## Recorded data

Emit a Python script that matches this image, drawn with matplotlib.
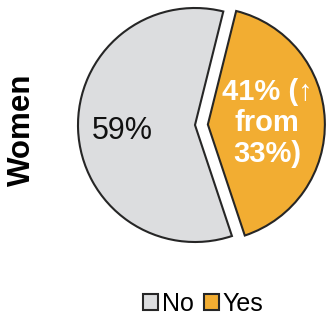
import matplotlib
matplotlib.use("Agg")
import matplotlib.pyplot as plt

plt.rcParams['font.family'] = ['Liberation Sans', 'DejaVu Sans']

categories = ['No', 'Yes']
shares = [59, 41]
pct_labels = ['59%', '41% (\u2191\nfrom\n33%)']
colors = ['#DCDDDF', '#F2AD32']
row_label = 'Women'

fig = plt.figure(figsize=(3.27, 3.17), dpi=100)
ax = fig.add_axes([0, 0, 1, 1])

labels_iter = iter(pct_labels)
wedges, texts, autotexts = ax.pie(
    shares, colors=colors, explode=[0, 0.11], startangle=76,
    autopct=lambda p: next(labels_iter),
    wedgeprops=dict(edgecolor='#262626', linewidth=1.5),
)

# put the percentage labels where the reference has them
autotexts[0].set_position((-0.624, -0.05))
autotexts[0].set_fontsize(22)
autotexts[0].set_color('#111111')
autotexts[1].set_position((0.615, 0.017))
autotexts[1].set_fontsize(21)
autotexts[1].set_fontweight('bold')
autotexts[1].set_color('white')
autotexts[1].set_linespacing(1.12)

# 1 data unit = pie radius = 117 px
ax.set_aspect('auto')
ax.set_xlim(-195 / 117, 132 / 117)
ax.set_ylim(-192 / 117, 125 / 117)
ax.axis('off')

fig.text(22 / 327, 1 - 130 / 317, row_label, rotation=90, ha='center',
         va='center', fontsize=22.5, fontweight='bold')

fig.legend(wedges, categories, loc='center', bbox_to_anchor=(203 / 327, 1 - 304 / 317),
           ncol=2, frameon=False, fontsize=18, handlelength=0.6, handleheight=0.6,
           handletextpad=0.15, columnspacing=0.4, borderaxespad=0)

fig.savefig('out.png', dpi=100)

## Problem description
Give a single number: the count of lines above that include the word "matplotlib".

## Exercise solution
4